I have written a lot about two topics - anomalies in general, and spatial averaging of temperature anomalies. Both are headings in the Moyhu interactive index. My main point on anomalies as used in temperature statistics is that they play an essential role in reducing inhomogeneity, thus making the inevitable sample use more reliable.

But I think they have a wider use. The general pattern is that a field, temperature t, say, is partitioned:
T=E+A
where T is some kind of expected value, and A is an anomaly. That sounds vague, and there are many ways you could make such a partition. But it becomes clear when associated with the use made of it. The purpose is often to calculate some linear function of T, say L(T). Here L will be some kind of average. But suppose L is an ideal, and we actually have to rely on an approximate version L1 (eg coarse sampling).

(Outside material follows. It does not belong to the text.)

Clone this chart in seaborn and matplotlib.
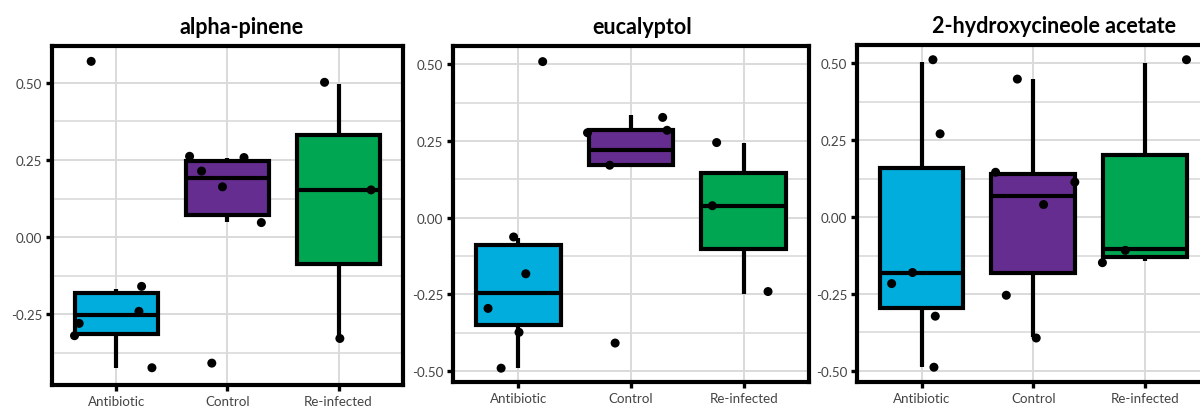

So L(T) is approximated by L1(T)=L1(E)+L1(A). Now the objective is to choose E in such a way that
  1. L1(E) can be replaced by L(E), which is more accurate for that part
  2. L1(A) loses some of the error that marred L1(T)

I will explain with three examples here, of which the third will be developed in detail, because it bears on my long-term project of more accurately calculating surface temperatures:
  1. Temperature anomalies for global average (GISS). Here the station temperatures have some kind of mean of past values subtracted. It is usually the mean of some fixed period, eg 1961-90. Here is a typical post in which I explain why absolute temperatures are too inhomogeneous to average with the sample density we have, which the anomalies thus constructed are homogeneous enough, if only because they have approximately the same expected value (0). But in terms of this structure, they don't quite fit. The component E (climatology) that is removed is not calculated with a more accurate estimator, but is discarded, with only the anomaly average reported. But the mode of partition is still important, to be sure that the discarded part does not carry with it variation that should have been attributed to A. Using a consistent base period is one way of ensuring that.
  2. Another example is one I developed in a post at WUWT. This was about the time samples, for a single station, that go into forming a monthly average. An objection sometimes raised that characterising that by two values per day (max and min) "violates Nyquist". Nyquist doesn't really tell us about this kind of sampling, but I looked at the error introduced in sampling regularly a few times a day (eg every 12 hours). This does create aliasing of some harmonics of the diurnal frequency to zero, which adds spurious amounts to the monthly average. I showed that this is a limited error, but which can be reduced with a T=E+A partition. Now E is an estimate of the regular diurnal cycle, based on fine (eg hourly) sampling of a few reference years. That takes most of the diurnal variation out of A, and so sparse sampling (L1) aliases very little to zero, and causes little error. The fine operator (L) can be applied to the E component.
  3. The third example, to be developed here, is for the monthly spatial integration of anomalies. I'll describe it first rather generally. Suppose T is a variable to be integrated over any domain, and L1 is an approximate integration operator. Then suppose E is a Fourier fit with the first n orthogonal functions, where the inner product is integration with L1.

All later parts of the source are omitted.